Library offers contactless curbside pickup, online storytime, Online Summer Reading Program
The Lee County Library System recently expanded its contactless curbside pickup to every branch, has continued its online Wednesday storytime and is gearing up for its online Summer Reading Program next month.
Youth Services Programming Coordinator Amy Jane McWilliam said things are going really well with curbside pickup, which has been extended to all the branches in the Lee County Library System.
“The hours vary depending on which branch. As we start phasing in services that will change,” she said.
At the East County Regional Library, 881 Gunnery Road, N. in Lehigh Acres, the Cape Coral-Lee County Public Library, 921 S.W. 39th Terrace and Northwest Regional Library, 519 Chiquita Blvd., N in Cape Coral, the curbside hold pickup is from 10 a.m. to 4 p.m. Monday through Saturday.
Curbside pickup gives patrons an opportunity to place a hold online, or over the phone with the telephone reference department. The telephone reference department is staffed Monday through Saturday from 9 a.m. to 5 p.m. Individuals can call (239) 479-4636.
Once the materials are ready, the patron will be notified by the library. When the patron arrives at the branch they are asked to call the number the library staff gives them while providing their library card number.
A staff member will then wheel out a library cart with their material, leave it at the curb and walk away.
“Then the person can get out of their car and get their items,” McWilliam said of the curb, contactless pickup. “I know as a parent, our kids are getting a lot of screen time. When we started curbside pickup the parents rejoiced.”
She explained that the curbside pickup is one step of starting the phase-in process of services.
The library also is continuing storytime every Wednesday at 10 a.m., online, through the Lee County Library System YouTube channel. McWilliam said the storytime allows children to see a familiar face, as the children librarians are taking turns doing a recorded storytime featured on YouTube.
“All of our staff went through training this past year for storytime and learned so much about early literacy. We were excited to kick start our Super Charged Storytime campaign when all of this happened,” McWilliam said of closures due to COVID-19.
She said although a child being read to in person is going to have more of an impact than watching a recording, the online storytime is also geared towards caretakers.
“We are modeling the types of things that parents can do to help the child develop the skills they need to be reading for kindergarten,” McWilliam said.
With school coming to an end, the Lee County Library System is kicking off its “Imagine Your Story” Summer Reading Program for all ages next month. The reading program, which will be solely online, will be held from June 1, through Aug. 1.
The library system is using the program, Readsquared, which all ages can use, including adults.
“Last year we had an online component for folks to log their reading, a free platform that we were using. Some people participated, but it didn’t get the traction,” McWilliam said, adding that they used the free program to engage interest from the community regarding the online program.

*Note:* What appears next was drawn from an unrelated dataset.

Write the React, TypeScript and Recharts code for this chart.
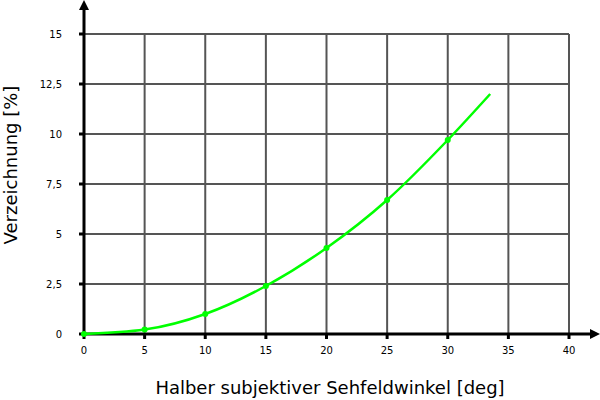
import { LineChart, Line, XAxis, YAxis, CartesianGrid, Customized } from 'recharts';

// half field angle [deg] vs distortion [%]
const angles = [0, 5, 10, 15, 20, 25, 30, 33.5];
const distortion = [0, 0.22, 1.0, 2.4, 4.3, 6.7, 9.7, 12.0];
const xTicks = [0, 5, 10, 15, 20, 25, 30, 35, 40];
const yTicks = [0, 2.5, 5, 7.5, 10, 12.5, 15];

const data = angles.map((a, i) => ({ angle: a, value: distortion[i] }));

const W = 600;
const H = 400;
const M = { top: 34, right: 31, left: 0, bottom: 0 };
const Y_AXIS_W = 84;
const X_AXIS_H = 66;

const FONT = '"DejaVu Sans", Verdana, sans-serif';

// axis lines with arrow heads, plus axis titles
const Overlay = () => {
  const x0 = M.left + Y_AXIS_W;
  const y0 = H - M.bottom - X_AXIS_H;
  return (
    <g>
      <line x1={x0} y1={y0} x2={x0} y2={6} stroke="#000" strokeWidth={3} />
      <path d={`M${x0} 0 L${x0 - 5} 10 L${x0 + 5} 10 Z`} fill="#000" />
      <line x1={x0} y1={y0} x2={W - 6} y2={y0} stroke="#000" strokeWidth={3} />
      <path d={`M${W} ${y0} L${W - 10} ${y0 - 5} L${W - 10} ${y0 + 5} Z`} fill="#000" />
      <text x={330} y={394} textAnchor="middle" fontSize={18} fontFamily={FONT} fill="#000">
        Halber subjektiver Sehfeldwinkel [deg]
      </text>
      <text
        x={17}
        y={165}
        textAnchor="middle"
        fontSize={18}
        fontFamily={FONT}
        fill="#000"
        transform="rotate(-90 17 165)"
      >
        Verzeichnung [%]
      </text>
    </g>
  );
};

const Dot = (props: any) => {
  const { cx, cy, index } = props;
  if (index === data.length - 1) return <g key={index} />;
  return <circle key={index} cx={cx} cy={cy} r={3} fill="#00ff00" />;
};

export default function App() {
  return (
    <div style={{ position: 'absolute', left: 0, top: 0, background: '#fff' }}>
      <LineChart width={W} height={H} data={data} margin={M}>
        <CartesianGrid stroke="#555" strokeWidth={2} ifOverflow="visible" />
        <XAxis
          dataKey="angle"
          type="number"
          domain={[0, 40]}
          ticks={xTicks}
          height={X_AXIS_H}
          axisLine={false}
          tickLine={{ stroke: '#000', strokeWidth: 3 }}
          tickSize={5}
          tickMargin={8}
          tick={{ fontSize: 10, fill: '#000', fontFamily: FONT }}
          interval={0}
        />
        <YAxis
          type="number"
          domain={[0, 15]}
          ticks={yTicks}
          width={Y_AXIS_W}
          axisLine={false}
          tickLine={{ stroke: '#000', strokeWidth: 3 }}
          tickSize={5}
          tickMargin={17}
          tick={{ fontSize: 10, fill: '#000', fontFamily: FONT }}
          tickFormatter={(v: number) => String(v).replace('.', ',')}
          interval={0}
        />
        <Customized component={Overlay} />
        <Line
          type="monotone"
          dataKey="value"
          stroke="#00ff00"
          strokeWidth={2.5}
          dot={Dot}
          activeDot={false}
          isAnimationActive={false}
        />
      </LineChart>
    </div>
  );
}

With Readsquared, they felt it was the best way for them to make the summer reading program as normal as possible, while intertwining the things that they know families really enjoy.
McWilliam said the system will allow participants to log in their reading, as well as complete challenges and missions to earn a chance to win prizes. She said there are activities offline and screen free, and the reading can also be done offline and screen free.
“The activities are the things that we would do inside our branches,” McWilliam said.
The exciting grand prizes include a Little Tikes playhouse for babies through age 5, Nintendo Switch for elementary school aged children, VR headset for teens and a Kindle Fire HD for adults. There are also prizes for branch winners ranging from literacy activity baskets, science kits for kids and a mini robot for teens, as well as Nelson DeMille signed books for adults.
McWilliam said although the Summer Reading Program is online, the library system also created a summer reading packet to hand out to the kids.
“An online platform might not be acceptable for everyone,” she said.
She said with their great partnerships with the community and the Lee County School District, the Summer Reading Program can reach more students.
With that said, an activity booklet was created with reading challenges, as well as activities such as connect the dots, word searches and creating ones own character, by the library system. McWilliam said they will distribute those booklets on May 26 at every Grab & Go meal site of the School District of Lee County.
“We worked with the Nutrition Services to get this done,” McWilliam said, adding that it means that children who may be part of the most vulnerable population, as well as those who want to be completely free of screen time, still will have material to participate in the Summer Reading Program.
Although the activity booklet targets children from 6 to 11 years old, anyone can do the activities.
“The reading challenge can be adaptive to any age,” McWilliam said.
In addition, they are going to work with the summer camps that are open to get the activity books distributed to all camp locations.
For more information about the library system, visit www.leelibrary.net, or its Facebook and Instagram pages, as good information related to library services is shared on social media. Updates regarding the Summer Reading Program will also be updated at www.leelibrary.net/summer.
As far as when the library will provide more services, it all depends on the recommendations from the Lee County Board of County Commissioners. McWilliam said she personally listens to the board meetings every Tuesday.
“We rely on the Board of County Commissioners to let us know when we are phasing in more services based on state and CDC guidelines,” she said.